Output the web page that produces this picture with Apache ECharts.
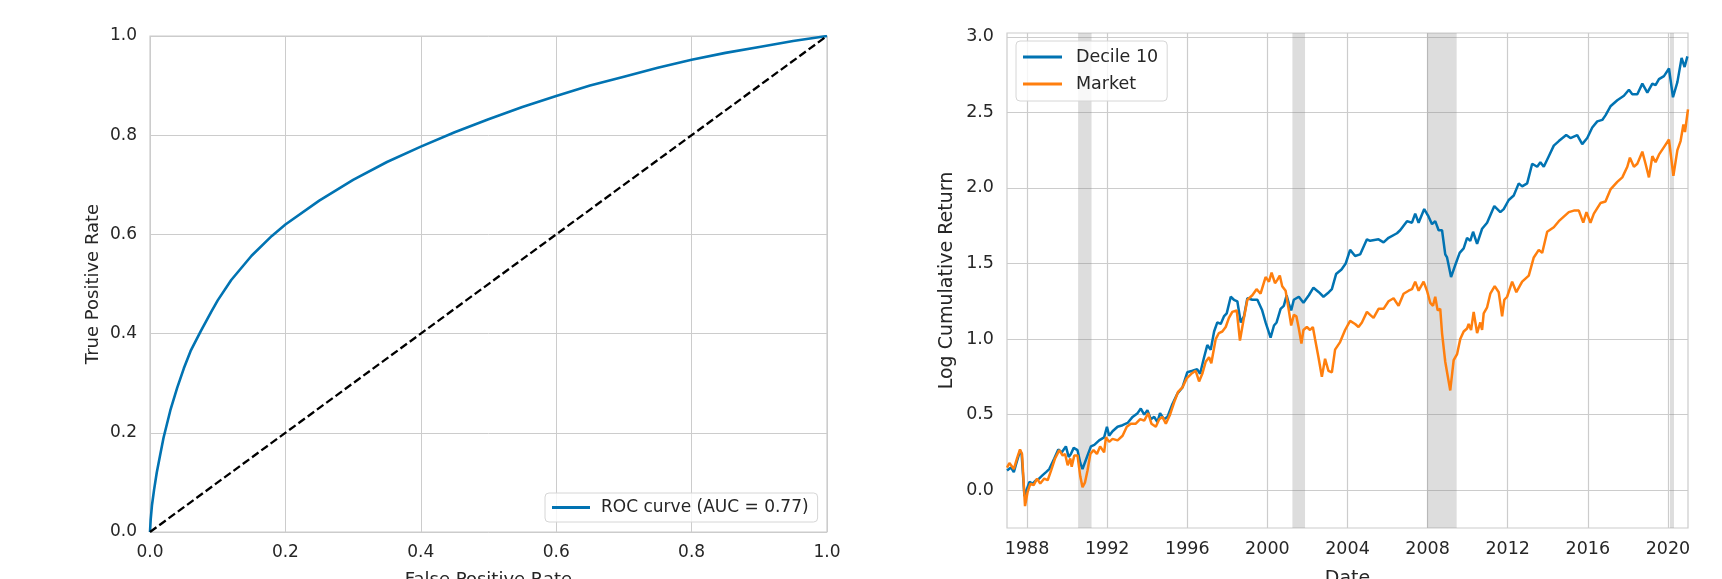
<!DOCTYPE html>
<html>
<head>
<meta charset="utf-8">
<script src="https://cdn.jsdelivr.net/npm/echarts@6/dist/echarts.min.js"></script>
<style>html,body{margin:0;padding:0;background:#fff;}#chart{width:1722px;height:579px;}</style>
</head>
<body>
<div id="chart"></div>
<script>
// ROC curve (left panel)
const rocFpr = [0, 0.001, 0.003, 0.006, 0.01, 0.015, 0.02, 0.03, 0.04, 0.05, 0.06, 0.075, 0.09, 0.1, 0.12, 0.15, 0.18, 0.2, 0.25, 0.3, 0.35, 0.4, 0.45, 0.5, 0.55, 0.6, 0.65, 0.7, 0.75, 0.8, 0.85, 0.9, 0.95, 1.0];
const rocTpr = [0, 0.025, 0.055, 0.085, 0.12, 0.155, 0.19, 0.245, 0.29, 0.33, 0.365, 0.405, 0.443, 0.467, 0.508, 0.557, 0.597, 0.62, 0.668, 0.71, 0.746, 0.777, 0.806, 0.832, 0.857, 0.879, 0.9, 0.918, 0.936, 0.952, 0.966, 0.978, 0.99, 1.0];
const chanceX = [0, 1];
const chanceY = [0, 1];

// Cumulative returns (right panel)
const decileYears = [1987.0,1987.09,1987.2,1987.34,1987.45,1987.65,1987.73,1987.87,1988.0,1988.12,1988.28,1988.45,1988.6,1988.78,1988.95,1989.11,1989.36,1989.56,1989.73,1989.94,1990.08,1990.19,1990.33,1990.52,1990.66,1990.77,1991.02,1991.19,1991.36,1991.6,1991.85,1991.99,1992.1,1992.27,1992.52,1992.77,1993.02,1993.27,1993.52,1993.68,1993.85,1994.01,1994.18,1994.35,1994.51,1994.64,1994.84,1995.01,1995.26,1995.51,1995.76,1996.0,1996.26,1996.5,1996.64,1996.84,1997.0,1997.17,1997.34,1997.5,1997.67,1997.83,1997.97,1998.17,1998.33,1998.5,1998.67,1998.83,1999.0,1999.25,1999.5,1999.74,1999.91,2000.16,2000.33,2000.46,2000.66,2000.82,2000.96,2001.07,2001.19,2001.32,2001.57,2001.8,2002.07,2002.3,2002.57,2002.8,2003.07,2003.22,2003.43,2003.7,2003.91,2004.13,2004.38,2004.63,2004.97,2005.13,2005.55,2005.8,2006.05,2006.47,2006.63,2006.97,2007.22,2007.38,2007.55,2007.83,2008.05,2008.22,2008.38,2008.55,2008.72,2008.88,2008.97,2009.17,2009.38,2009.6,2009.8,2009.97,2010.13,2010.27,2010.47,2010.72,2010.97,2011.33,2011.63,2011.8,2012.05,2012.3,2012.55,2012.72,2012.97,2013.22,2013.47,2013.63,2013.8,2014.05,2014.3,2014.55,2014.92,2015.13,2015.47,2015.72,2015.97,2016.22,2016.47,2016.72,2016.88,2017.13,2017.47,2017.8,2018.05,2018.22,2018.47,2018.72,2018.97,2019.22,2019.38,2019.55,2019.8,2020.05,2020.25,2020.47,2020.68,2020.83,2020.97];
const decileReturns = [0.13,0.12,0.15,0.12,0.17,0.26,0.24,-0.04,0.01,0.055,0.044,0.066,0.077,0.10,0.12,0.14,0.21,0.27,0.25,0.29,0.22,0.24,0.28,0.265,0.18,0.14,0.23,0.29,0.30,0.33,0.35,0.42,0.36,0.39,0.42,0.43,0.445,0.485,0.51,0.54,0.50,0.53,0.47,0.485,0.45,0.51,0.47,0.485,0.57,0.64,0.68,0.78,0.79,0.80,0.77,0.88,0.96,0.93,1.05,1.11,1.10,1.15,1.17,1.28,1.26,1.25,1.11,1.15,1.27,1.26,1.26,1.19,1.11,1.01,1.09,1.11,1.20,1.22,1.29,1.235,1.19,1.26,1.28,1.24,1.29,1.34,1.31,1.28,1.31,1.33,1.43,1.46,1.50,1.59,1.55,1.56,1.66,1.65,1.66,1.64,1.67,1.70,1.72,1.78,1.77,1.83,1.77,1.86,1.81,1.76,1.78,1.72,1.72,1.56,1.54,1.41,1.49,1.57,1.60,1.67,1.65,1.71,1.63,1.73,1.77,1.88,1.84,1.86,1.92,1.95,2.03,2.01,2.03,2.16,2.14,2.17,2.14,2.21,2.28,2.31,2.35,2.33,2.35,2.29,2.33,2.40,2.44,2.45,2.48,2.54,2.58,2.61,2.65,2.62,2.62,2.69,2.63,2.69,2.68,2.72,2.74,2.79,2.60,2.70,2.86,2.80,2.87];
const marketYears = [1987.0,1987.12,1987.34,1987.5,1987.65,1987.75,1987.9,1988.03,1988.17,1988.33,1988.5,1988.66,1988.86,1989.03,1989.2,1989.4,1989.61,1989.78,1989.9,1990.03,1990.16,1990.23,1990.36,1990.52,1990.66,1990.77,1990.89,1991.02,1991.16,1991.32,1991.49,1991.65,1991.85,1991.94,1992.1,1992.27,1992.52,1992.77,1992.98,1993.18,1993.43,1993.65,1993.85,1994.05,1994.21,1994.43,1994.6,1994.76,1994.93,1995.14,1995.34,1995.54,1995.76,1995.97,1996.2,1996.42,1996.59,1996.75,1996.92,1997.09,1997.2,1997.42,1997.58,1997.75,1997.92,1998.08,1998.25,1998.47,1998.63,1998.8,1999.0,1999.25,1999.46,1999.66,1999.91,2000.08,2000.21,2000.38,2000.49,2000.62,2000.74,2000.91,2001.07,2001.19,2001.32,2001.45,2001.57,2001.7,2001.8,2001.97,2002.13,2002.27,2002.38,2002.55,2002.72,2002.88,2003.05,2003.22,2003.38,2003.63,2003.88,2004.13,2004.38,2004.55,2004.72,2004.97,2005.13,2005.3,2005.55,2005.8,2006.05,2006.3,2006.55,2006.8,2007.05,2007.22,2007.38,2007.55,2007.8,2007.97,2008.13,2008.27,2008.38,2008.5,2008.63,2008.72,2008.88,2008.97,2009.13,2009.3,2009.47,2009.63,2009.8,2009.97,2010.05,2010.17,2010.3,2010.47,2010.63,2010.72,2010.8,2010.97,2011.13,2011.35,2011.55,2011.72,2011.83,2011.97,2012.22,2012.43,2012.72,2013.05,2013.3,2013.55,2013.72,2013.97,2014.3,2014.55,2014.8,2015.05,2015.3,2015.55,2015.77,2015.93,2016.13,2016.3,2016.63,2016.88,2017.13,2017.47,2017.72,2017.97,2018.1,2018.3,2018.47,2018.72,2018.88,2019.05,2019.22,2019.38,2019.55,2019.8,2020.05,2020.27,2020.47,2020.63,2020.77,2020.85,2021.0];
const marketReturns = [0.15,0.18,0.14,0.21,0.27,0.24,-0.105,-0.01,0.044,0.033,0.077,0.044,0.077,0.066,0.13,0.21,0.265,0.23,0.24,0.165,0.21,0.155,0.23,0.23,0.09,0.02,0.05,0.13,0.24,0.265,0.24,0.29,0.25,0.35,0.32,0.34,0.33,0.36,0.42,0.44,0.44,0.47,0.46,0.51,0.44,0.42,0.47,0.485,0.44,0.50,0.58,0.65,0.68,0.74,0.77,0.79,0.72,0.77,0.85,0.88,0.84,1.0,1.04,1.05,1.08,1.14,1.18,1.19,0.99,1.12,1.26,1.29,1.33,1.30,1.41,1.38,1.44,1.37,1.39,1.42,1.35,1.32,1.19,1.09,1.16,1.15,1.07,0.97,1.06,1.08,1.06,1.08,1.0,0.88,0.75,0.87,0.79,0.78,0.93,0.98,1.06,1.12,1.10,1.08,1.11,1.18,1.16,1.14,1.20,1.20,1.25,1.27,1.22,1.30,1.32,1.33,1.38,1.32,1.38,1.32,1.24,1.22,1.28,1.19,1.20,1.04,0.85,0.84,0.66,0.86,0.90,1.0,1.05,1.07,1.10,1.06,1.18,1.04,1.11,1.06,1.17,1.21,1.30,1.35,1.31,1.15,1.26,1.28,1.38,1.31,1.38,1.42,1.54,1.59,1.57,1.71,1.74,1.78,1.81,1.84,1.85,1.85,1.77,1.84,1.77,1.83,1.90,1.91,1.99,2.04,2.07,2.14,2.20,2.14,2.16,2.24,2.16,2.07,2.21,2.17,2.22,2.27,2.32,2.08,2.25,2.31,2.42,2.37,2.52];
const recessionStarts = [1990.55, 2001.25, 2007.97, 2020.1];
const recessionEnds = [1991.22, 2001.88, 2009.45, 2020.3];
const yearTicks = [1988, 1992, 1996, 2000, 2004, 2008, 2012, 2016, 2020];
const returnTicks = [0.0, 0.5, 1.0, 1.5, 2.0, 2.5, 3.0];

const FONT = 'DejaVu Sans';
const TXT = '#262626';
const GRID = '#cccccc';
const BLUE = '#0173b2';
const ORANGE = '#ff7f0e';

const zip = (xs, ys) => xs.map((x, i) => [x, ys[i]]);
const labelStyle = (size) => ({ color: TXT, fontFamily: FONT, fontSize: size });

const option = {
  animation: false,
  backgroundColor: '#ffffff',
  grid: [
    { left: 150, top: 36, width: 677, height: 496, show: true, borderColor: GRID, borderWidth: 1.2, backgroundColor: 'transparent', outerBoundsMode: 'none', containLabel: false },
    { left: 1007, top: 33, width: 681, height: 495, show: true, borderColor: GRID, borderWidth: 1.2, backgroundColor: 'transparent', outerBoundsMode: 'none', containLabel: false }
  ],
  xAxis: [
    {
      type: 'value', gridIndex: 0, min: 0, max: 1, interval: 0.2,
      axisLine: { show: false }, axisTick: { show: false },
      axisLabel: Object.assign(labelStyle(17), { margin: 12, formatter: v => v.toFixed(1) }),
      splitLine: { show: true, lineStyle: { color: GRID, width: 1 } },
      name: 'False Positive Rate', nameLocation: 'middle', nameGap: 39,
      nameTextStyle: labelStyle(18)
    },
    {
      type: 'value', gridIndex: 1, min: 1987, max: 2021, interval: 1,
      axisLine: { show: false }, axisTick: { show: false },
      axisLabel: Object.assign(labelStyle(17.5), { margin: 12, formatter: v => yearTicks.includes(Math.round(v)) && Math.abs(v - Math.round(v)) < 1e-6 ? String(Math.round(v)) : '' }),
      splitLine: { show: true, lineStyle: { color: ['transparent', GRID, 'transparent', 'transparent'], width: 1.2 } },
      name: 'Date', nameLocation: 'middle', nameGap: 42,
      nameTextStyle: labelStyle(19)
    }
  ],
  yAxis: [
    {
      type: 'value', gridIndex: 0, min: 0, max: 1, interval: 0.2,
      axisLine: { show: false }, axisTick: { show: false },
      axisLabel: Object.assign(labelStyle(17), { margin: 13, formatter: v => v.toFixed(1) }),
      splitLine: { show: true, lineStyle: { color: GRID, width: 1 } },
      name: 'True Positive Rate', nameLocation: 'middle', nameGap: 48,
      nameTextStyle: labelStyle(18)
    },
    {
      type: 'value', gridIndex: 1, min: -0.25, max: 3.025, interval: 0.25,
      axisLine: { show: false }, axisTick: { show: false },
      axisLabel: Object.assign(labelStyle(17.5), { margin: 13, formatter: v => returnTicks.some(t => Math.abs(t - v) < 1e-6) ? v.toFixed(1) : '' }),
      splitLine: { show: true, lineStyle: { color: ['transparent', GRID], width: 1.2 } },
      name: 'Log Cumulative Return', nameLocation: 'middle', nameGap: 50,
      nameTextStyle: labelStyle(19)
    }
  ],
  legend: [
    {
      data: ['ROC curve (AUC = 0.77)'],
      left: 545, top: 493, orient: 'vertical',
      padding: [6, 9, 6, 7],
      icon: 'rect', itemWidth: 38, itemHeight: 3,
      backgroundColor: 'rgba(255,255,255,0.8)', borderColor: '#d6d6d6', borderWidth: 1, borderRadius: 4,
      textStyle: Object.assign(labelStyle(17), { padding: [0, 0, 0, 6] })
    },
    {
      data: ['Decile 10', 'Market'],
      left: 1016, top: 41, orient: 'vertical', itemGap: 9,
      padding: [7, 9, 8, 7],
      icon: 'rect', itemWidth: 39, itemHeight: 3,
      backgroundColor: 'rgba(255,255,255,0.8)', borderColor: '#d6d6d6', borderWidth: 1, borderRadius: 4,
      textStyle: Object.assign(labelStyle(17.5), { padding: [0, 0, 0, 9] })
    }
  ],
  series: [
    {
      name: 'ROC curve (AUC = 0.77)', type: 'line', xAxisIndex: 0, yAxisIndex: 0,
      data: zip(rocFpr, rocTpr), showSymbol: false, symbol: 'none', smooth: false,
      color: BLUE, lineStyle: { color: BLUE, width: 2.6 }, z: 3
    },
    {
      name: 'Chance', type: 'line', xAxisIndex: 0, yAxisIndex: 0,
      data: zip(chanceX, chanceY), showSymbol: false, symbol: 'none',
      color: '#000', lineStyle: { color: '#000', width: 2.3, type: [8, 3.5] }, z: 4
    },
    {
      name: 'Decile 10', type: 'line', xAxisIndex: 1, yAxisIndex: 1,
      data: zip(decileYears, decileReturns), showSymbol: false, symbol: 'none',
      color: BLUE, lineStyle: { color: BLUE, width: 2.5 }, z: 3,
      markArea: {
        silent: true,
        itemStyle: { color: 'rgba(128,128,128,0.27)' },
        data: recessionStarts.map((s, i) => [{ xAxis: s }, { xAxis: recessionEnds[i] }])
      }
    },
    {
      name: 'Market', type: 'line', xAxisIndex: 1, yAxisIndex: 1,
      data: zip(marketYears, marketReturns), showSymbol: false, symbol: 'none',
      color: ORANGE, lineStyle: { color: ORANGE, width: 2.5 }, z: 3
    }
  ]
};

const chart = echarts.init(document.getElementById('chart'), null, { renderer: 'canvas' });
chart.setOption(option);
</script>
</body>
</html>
--------------------------------------------------
§ **TASK GOAL**
Everything from the first line of the listing above through the line that contains "const chanceY = [0, 1];" is to be restated word for word, minus the pictures.

§ **OUTPUT FOR THIS EXERCISE**
Output the web page that produces this picture with Apache ECharts.
<!DOCTYPE html>
<html>
<head>
<meta charset="utf-8">
<script src="https://cdn.jsdelivr.net/npm/echarts@6/dist/echarts.min.js"></script>
<style>html,body{margin:0;padding:0;background:#fff;}#chart{width:1722px;height:579px;}</style>
</head>
<body>
<div id="chart"></div>
<script>
// ROC curve (left panel)
const rocFpr = [0, 0.001, 0.003, 0.006, 0.01, 0.015, 0.02, 0.03, 0.04, 0.05, 0.06, 0.075, 0.09, 0.1, 0.12, 0.15, 0.18, 0.2, 0.25, 0.3, 0.35, 0.4, 0.45, 0.5, 0.55, 0.6, 0.65, 0.7, 0.75, 0.8, 0.85, 0.9, 0.95, 1.0];
const rocTpr = [0, 0.025, 0.055, 0.085, 0.12, 0.155, 0.19, 0.245, 0.29, 0.33, 0.365, 0.405, 0.443, 0.467, 0.508, 0.557, 0.597, 0.62, 0.668, 0.71, 0.746, 0.777, 0.806, 0.832, 0.857, 0.879, 0.9, 0.918, 0.936, 0.952, 0.966, 0.978, 0.99, 1.0];
const chanceX = [0, 1];
const chanceY = [0, 1];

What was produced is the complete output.